Given task:
Provide the number of lines where the word "that" occurs, and no other text.

Material shown:
--*--

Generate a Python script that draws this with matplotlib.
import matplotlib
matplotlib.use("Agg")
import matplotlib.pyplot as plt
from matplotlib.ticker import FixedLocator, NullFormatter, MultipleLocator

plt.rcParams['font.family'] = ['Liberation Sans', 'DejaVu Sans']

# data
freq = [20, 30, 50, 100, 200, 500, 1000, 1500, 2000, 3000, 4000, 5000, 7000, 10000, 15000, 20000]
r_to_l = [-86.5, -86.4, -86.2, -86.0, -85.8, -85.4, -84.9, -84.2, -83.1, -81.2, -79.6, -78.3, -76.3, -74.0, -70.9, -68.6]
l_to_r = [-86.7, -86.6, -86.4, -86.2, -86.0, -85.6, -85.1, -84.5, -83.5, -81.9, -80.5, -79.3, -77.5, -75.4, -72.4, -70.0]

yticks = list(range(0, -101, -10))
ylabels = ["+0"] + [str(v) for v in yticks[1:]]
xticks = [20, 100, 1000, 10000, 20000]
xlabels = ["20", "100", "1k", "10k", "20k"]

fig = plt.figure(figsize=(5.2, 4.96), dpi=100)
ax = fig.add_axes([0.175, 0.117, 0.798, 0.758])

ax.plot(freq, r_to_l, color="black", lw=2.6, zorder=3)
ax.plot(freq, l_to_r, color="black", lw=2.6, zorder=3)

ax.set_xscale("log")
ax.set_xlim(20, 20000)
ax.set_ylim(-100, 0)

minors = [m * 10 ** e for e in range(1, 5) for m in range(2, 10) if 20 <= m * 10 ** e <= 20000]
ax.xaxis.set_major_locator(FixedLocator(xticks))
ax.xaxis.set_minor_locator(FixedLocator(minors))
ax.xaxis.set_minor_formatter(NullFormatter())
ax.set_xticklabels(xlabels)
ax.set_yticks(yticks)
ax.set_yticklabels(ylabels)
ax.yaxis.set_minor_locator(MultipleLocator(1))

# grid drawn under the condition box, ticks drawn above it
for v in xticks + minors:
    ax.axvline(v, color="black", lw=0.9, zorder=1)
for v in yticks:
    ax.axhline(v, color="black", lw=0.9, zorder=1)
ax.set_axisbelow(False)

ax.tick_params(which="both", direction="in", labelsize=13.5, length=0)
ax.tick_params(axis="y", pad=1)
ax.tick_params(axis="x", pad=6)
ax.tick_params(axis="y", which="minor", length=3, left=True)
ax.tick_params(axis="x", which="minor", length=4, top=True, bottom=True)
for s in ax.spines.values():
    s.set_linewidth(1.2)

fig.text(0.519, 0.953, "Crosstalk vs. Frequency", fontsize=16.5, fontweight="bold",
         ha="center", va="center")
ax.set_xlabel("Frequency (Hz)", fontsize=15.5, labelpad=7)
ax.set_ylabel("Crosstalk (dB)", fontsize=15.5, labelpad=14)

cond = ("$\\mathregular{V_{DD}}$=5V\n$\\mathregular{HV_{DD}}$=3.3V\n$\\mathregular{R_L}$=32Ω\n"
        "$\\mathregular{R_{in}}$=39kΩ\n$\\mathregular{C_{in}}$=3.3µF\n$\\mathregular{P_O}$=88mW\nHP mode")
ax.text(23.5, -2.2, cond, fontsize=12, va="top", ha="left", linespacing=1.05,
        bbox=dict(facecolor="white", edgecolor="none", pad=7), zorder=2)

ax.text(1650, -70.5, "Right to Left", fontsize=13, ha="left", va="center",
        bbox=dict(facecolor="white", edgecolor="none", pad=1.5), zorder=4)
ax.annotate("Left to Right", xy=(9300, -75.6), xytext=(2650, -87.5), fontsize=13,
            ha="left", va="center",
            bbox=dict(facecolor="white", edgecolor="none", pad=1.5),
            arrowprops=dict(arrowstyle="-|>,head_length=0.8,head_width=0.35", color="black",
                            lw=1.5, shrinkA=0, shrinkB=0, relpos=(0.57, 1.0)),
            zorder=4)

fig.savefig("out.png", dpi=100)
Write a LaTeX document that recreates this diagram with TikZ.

--*--

Result:
2